Given task: Among the entries, which lines carry the string "this"? Copy each of them.

Plotting code records:

━━━━━━━━━━━━━━━━

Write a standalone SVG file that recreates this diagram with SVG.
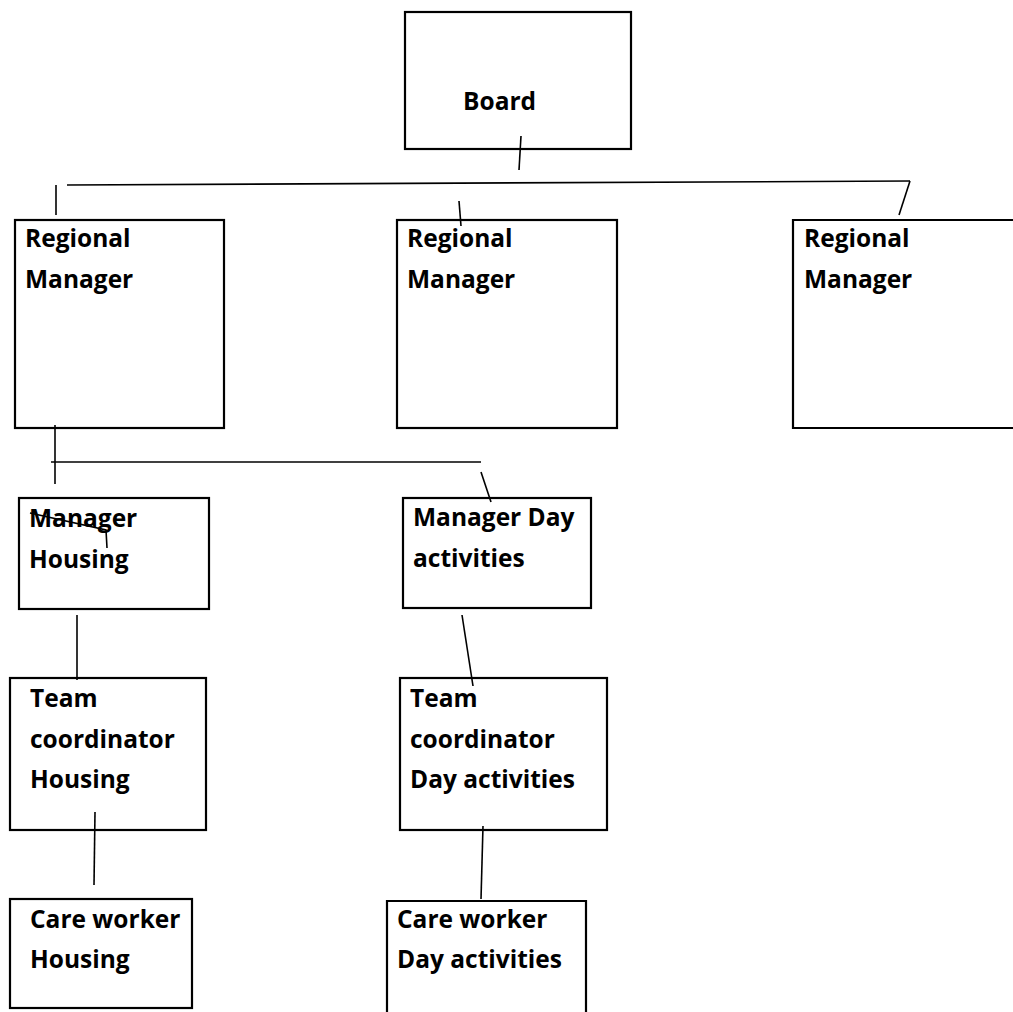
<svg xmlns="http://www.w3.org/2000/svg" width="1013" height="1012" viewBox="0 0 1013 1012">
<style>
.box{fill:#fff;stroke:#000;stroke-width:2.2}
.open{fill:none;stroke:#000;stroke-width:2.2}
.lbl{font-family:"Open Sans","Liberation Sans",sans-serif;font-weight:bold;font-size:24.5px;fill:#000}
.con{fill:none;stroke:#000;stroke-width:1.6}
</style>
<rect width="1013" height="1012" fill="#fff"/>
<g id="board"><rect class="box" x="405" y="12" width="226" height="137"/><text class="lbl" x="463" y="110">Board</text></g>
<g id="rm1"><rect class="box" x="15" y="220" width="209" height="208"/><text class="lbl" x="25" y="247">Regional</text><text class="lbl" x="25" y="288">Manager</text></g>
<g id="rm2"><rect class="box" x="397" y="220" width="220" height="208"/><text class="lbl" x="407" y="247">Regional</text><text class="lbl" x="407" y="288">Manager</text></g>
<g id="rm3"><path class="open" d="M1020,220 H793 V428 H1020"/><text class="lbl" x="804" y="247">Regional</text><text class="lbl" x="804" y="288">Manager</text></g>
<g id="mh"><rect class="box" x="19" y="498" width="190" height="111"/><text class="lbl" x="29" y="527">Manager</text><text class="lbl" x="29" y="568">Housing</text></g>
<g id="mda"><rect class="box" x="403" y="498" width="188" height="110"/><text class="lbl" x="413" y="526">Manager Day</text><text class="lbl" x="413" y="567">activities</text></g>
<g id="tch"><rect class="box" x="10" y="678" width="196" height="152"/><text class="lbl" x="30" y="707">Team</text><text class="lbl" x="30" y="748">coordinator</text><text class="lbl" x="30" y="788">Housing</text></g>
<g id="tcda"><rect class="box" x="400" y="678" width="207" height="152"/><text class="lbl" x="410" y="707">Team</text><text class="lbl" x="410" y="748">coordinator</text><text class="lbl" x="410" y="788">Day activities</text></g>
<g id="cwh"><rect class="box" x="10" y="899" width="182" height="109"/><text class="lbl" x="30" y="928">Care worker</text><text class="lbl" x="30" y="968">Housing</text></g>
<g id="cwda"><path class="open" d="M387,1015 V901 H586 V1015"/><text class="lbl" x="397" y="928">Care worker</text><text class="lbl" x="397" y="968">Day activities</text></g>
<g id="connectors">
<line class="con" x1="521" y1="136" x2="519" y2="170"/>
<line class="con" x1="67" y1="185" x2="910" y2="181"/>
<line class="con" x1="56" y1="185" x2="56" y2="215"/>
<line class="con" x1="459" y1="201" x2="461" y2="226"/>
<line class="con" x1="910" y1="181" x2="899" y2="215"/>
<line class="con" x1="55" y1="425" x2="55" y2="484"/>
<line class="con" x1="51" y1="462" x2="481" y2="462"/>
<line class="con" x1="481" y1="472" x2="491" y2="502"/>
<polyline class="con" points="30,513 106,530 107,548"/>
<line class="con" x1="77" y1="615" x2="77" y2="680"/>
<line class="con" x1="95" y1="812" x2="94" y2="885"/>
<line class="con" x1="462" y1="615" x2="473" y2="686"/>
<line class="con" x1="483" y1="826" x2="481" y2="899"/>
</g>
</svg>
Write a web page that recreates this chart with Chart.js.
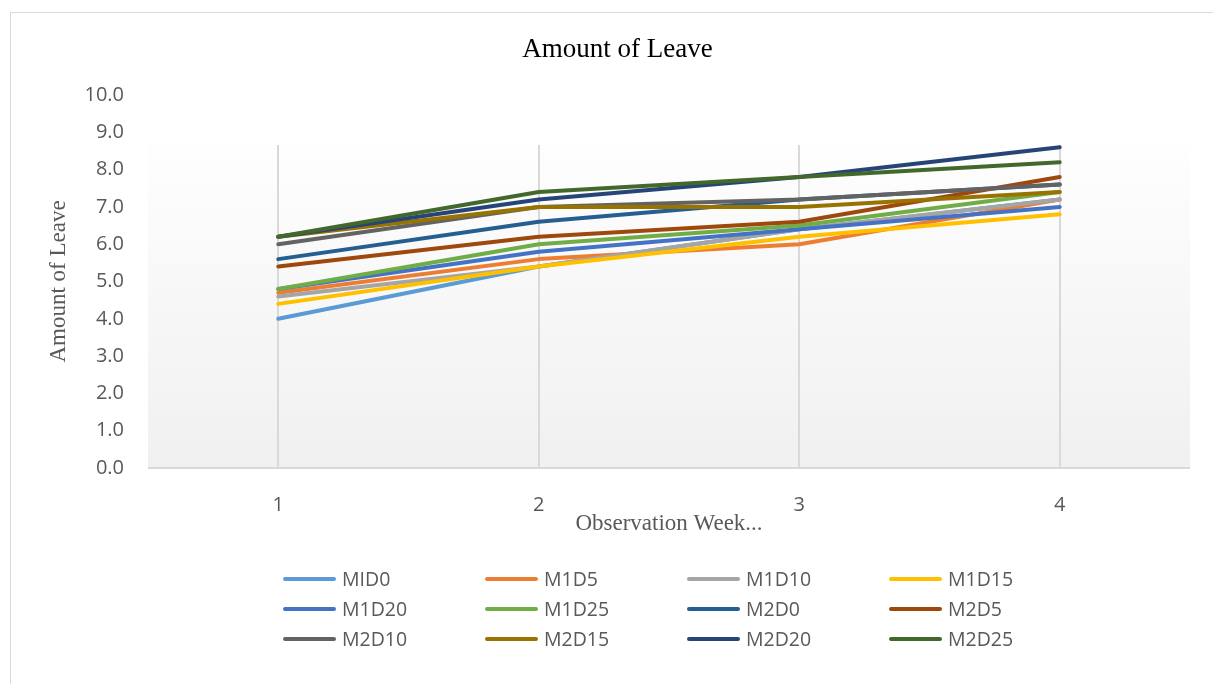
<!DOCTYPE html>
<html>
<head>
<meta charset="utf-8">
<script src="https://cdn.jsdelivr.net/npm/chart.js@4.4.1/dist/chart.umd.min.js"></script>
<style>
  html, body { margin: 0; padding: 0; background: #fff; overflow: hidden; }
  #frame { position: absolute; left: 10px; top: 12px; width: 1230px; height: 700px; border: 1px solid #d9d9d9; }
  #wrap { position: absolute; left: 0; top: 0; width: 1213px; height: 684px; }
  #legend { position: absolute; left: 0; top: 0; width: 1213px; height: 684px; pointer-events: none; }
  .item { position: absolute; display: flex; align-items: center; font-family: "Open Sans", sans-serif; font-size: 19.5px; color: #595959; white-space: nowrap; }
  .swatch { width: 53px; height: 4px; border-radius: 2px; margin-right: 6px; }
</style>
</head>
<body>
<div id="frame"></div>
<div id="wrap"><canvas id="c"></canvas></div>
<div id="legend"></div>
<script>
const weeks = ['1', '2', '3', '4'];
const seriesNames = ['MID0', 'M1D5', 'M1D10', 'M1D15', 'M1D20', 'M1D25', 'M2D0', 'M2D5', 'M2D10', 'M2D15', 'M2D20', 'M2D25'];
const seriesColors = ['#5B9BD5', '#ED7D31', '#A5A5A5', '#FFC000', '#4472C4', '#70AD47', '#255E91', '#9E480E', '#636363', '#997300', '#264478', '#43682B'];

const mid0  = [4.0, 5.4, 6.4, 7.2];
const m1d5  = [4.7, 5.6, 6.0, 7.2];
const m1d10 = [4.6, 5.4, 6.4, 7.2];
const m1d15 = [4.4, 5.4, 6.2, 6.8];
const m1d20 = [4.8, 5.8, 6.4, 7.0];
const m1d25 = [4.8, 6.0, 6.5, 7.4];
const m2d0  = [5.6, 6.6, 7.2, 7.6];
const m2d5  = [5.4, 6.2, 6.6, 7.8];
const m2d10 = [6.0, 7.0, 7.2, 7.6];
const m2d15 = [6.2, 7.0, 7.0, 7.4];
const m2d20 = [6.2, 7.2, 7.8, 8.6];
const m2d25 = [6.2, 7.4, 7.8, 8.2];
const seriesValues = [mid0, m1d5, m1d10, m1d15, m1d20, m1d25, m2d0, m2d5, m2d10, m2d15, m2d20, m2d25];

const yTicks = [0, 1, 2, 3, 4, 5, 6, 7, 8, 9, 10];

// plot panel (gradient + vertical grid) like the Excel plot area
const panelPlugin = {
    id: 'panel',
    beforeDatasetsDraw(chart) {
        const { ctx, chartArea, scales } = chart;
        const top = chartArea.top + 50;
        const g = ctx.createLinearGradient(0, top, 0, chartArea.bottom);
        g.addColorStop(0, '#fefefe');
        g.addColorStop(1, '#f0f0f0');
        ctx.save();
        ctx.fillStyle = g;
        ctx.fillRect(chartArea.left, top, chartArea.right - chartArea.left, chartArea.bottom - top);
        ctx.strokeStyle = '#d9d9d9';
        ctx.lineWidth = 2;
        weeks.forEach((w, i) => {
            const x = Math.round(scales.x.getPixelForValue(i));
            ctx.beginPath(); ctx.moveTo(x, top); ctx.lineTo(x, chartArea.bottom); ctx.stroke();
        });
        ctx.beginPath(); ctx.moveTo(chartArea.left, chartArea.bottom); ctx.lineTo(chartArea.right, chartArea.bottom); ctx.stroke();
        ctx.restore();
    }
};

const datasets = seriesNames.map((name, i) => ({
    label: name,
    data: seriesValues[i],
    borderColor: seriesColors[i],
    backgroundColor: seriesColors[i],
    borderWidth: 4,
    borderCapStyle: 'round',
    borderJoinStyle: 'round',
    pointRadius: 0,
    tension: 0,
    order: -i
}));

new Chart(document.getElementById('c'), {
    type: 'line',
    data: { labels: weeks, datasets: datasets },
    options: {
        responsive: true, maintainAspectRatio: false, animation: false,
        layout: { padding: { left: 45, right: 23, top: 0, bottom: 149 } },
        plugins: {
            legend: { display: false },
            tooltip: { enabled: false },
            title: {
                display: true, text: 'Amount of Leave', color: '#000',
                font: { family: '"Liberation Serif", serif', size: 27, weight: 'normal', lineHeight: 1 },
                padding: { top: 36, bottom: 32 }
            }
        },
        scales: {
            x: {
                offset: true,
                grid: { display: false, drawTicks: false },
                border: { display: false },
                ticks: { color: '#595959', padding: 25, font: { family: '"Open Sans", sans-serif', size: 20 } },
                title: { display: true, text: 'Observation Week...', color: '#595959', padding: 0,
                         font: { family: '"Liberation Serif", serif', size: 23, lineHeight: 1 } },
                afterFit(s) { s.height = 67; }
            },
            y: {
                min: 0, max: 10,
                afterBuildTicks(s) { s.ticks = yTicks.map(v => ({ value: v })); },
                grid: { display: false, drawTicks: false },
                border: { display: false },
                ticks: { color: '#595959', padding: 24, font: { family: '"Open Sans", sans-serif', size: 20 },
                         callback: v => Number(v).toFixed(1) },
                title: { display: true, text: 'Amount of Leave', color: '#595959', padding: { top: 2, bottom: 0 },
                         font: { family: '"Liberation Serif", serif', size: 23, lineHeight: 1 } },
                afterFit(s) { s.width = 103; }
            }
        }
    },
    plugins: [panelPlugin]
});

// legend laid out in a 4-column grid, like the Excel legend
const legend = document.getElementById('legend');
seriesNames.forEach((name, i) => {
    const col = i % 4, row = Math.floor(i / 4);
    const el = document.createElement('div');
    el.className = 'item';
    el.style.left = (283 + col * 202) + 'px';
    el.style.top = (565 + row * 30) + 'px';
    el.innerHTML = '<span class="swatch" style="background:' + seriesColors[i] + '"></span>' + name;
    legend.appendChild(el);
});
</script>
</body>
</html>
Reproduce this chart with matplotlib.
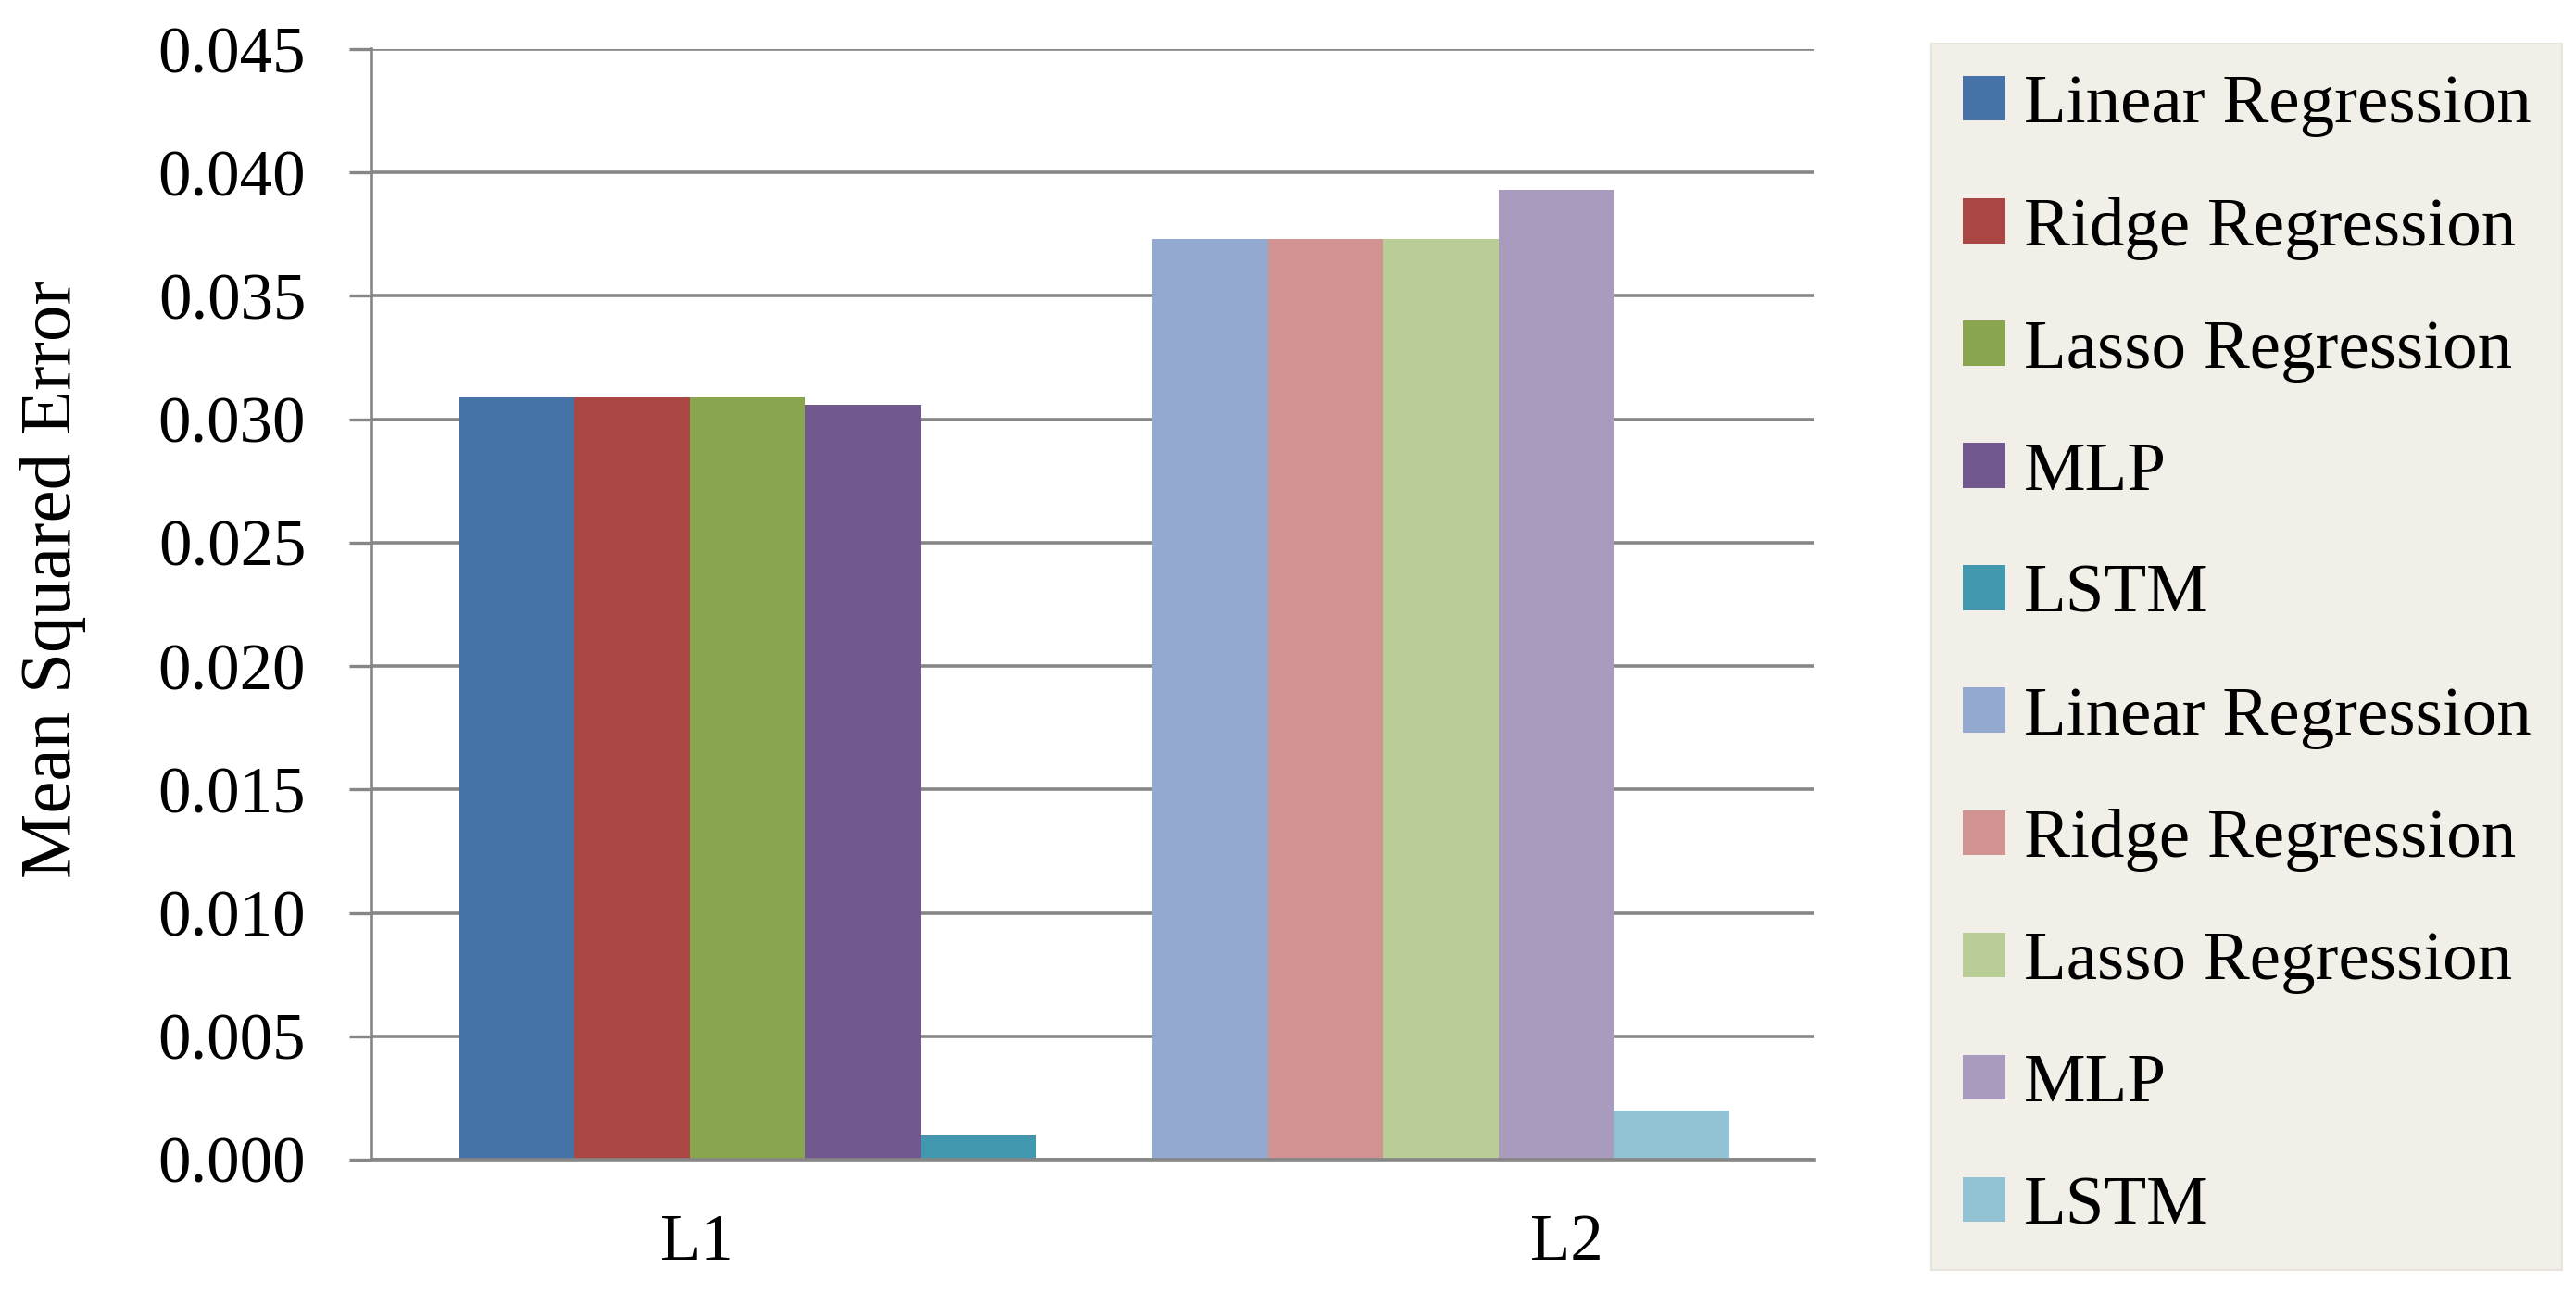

━━━━━━━━━━━━━━━━

The completed task:
Write a standalone SVG file that recreates this diagram with SVG.
Write a web page that recreates this chart with Chart.js.
Reproduce this chart with matplotlib.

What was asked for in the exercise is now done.